The China Lake Model (or China Lake Pump-Action Grenade Launcher) is a pump-action grenade launcher that was developed by the Special Projects Division of the China Lake Naval Weapons Center, which provided equipment to Navy SEALs during the Vietnam War.
Though meant for the SEAL Teams, a handful were used by Marine Force Recon and Army 5th Special Forces Group. The best information available indicates that a total of 23 units were produced with one going to the USMC Force Recon and another going to US Army Special Forces MAC-V SOG.
Since it was made on an ad hoc basis for special operations forces, it was not formally adopted and has no official designation. It is sometimes mistakenly referred to as the "China Lake NATIC" or as the EX-41.
The EX-41 was a developmental weapon conceived in the 1980s and based in part on the combat experiences of the Navy SEALs with the Pump-Action 40mm launcher in Vietnam. The concept of the EX-41 was considered sound but it never developed past the prototype stage. It was a completely different weapon from the China Lake Pump-Action design but showed a continuing interest in a lightweight repeating 40mm grenade launcher.
An effort to produce an improved version of the weapon began in 1992 when Samuel "Dutch" Hillenburg, a firearms writer specializing in military weapons, teamed up with master machinist Brian Fauci.

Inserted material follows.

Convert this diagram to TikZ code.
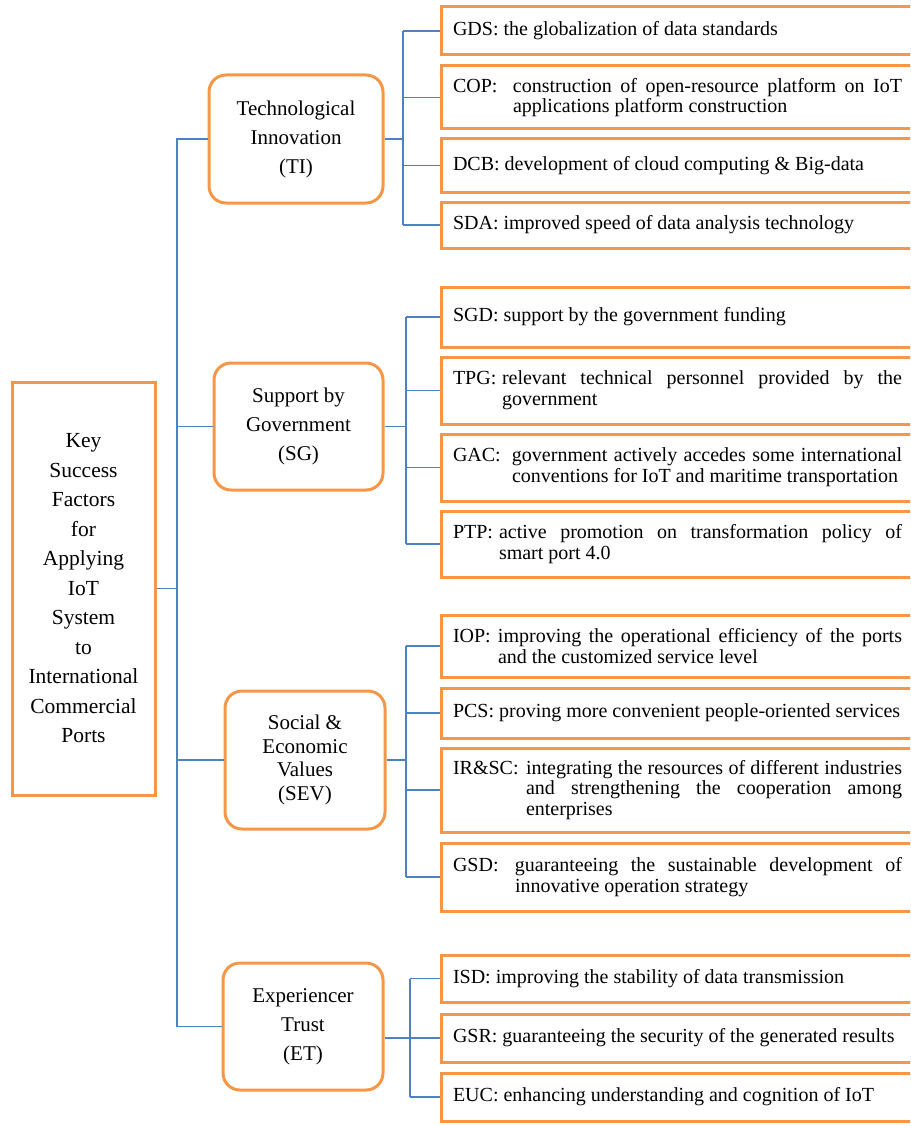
\documentclass[tikz,border=0pt]{standalone}
\usepackage{fontspec}
\setmainfont{Liberation Serif}
\usepackage{tikz}
\tolerance=10000
\hbadness=10000
\hyphenpenalty=10000
\exhyphenpenalty=10000

\definecolor{boxorange}{HTML}{F79646}
\definecolor{linkblue}{HTML}{4F81BD}

\tikzset{
  rootbox/.style={draw=boxorange, line width=3pt, align=center,
    font=\fontsize{21.5}{29.5}\selectfont},
  groupbox/.style={draw=boxorange, line width=3pt, rounded corners=17pt,
    align=center, font=\fontsize{21}{29}\selectfont},
  leafbox/.style={draw=boxorange, line width=3pt, anchor=west,
    text width=449pt, inner xsep=11.5pt, inner ysep=0pt, align=justify,
    font=\fontsize{20}{20.7}\selectfont},
  link/.style={draw=linkblue, line width=1.2pt}
}

% label with hanging indent for the wrapped lines
\newcommand{\kfhang}[3]{\hangindent=#2\hangafter=1\noindent\makebox[#2][l]{#1:}#3\par}

\begin{document}
\begin{tikzpicture}[x=1pt,y=-1pt]
\useasboundingbox (0,0) rectangle (910,1126);
\clip (0,0) rectangle (910,1126);

\node[rootbox, minimum width=143pt, minimum height=413pt] (KSF) at (83.5,588.5)
  {Key\\Success\\Factors\\for\\Applying\\IoT\\System\\to\\International\\Commercial\\Ports};

\node[groupbox, minimum width=174pt, minimum height=128pt] (TI) at (296,139) {Technological\\Innovation\\(TI)};
\node[groupbox, minimum width=169pt, minimum height=127pt] (SG) at (298.5,426.5) {Support by\\Government\\(SG)};
\node[groupbox, minimum width=160pt, minimum height=138pt, font=\fontsize{21}{23.5}\selectfont] (SEV) at (305,760) {Social \&\\Economic\\Values\\(SEV)};
\node[groupbox, minimum width=160pt, minimum height=127pt] (ET) at (303,1026.5) {Experiencer\\Trust\\(ET)};

% TI
\node[leafbox, minimum height=48pt] (GDS) at (440,31) {GDS: the globalization of data standards};
\node[leafbox, minimum height=63pt] (COP) at (440,97.5) {\kfhang{COP}{60pt}{construction of open-resource platform on IoT\linebreak applications platform construction}};
\node[leafbox, minimum height=53pt] (DCB) at (440,165.5) {DCB: development of cloud computing \& Big-data};
\node[leafbox, minimum height=46pt] (SDA) at (440,225) {SDA: improved speed of data analysis technology};
% SG
\node[leafbox, minimum height=60pt] (SGD) at (440,317) {SGD: support by the government funding};
\node[leafbox, minimum height=67pt] (TPG) at (440,390.5) {\kfhang{TPG}{49pt}{relevant technical personnel provided by the\linebreak government}};
\node[leafbox, minimum height=67pt] (GAC) at (440,467.5) {\kfhang{GAC}{59pt}{government actively accedes some international\linebreak conventions for IoT and maritime transportation}};
\node[leafbox, minimum height=66pt] (PTP) at (440,544) {\kfhang{PTP}{46pt}{active promotion on transformation policy of\linebreak smart port 4.0}};
% SEV
\node[leafbox, minimum height=62pt] (IOP) at (440,646) {\kfhang{IOP}{45pt}{improving the operational efficiency of the ports\linebreak and the customized service level}};
\node[leafbox, minimum height=50pt] (PCS) at (440,713) {PCS: proving more convenient people-oriented services};
\node[leafbox, minimum height=84pt] (IRSC) at (440,790) {\kfhang{IR\&SC}{73pt}{integrating the resources of different industries\linebreak and strengthening the cooperation among\linebreak enterprises}};
\node[leafbox, minimum height=68pt] (GSD) at (440,877) {\kfhang{GSD}{62pt}{guaranteeing the sustainable development of\linebreak innovative operation strategy}};
% ET
\node[leafbox, minimum height=47pt] (ISD) at (440,978.5) {ISD: improving the stability of data transmission};
\node[leafbox, minimum height=48pt] (GSR) at (440,1038) {GSR: guaranteeing the security of the generated results};
\node[leafbox, minimum height=48pt] (EUC) at (440,1097) {EUC: enhancing understanding and cognition of IoT};

\coordinate (trunk) at (177,0);
\coordinate (busTI) at (403,0);
\coordinate (busSG) at (406,0);
\coordinate (busSEV) at (406,0);
\coordinate (busET) at (410,0);

\draw[link] (KSF.east) -- (KSF.east -| trunk);
\draw[link] (TI.west) -- (TI.west -| trunk) -- (ET.west -| trunk) -- (ET.west);
\draw[link] (SG.west) -- (SG.west -| trunk);
\draw[link] (SEV.west) -- (SEV.west -| trunk);

\draw[link] (TI.east) -- (TI.east -| busTI) (GDS.west -| busTI) -- (SDA.west -| busTI)
  (GDS.west -| busTI) -- (GDS.west) (COP.west -| busTI) -- (COP.west)
  (DCB.west -| busTI) -- (DCB.west) (SDA.west -| busTI) -- (SDA.west);
\draw[link] (SG.east) -- (SG.east -| busSG) (SGD.west -| busSG) -- (PTP.west -| busSG)
  (SGD.west -| busSG) -- (SGD.west) (TPG.west -| busSG) -- (TPG.west)
  (GAC.west -| busSG) -- (GAC.west) (PTP.west -| busSG) -- (PTP.west);
\draw[link] (SEV.east) -- (SEV.east -| busSEV) (IOP.west -| busSEV) -- (GSD.west -| busSEV)
  (IOP.west -| busSEV) -- (IOP.west) (PCS.west -| busSEV) -- (PCS.west)
  (IRSC.west -| busSEV) -- (IRSC.west) (GSD.west -| busSEV) -- (GSD.west);
\draw[link] (ET.east |- GSR.west) -- (GSR.west) (ISD.west -| busET) -- (EUC.west -| busET)
  (ISD.west -| busET) -- (ISD.west) (EUC.west -| busET) -- (EUC.west);
\end{tikzpicture}
\end{document}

In 2003, they achieved a breakthrough and were able to convince fellow writer and firearms enthusiast Captain Monty Mendenhall to finance their research effort. By 2004, they had a functional prototype and had formed Trident Enterprises Ltd. to continue their work on the project.
Trident is currently seeking to license their intellectual property for a royalty on each weapon produced.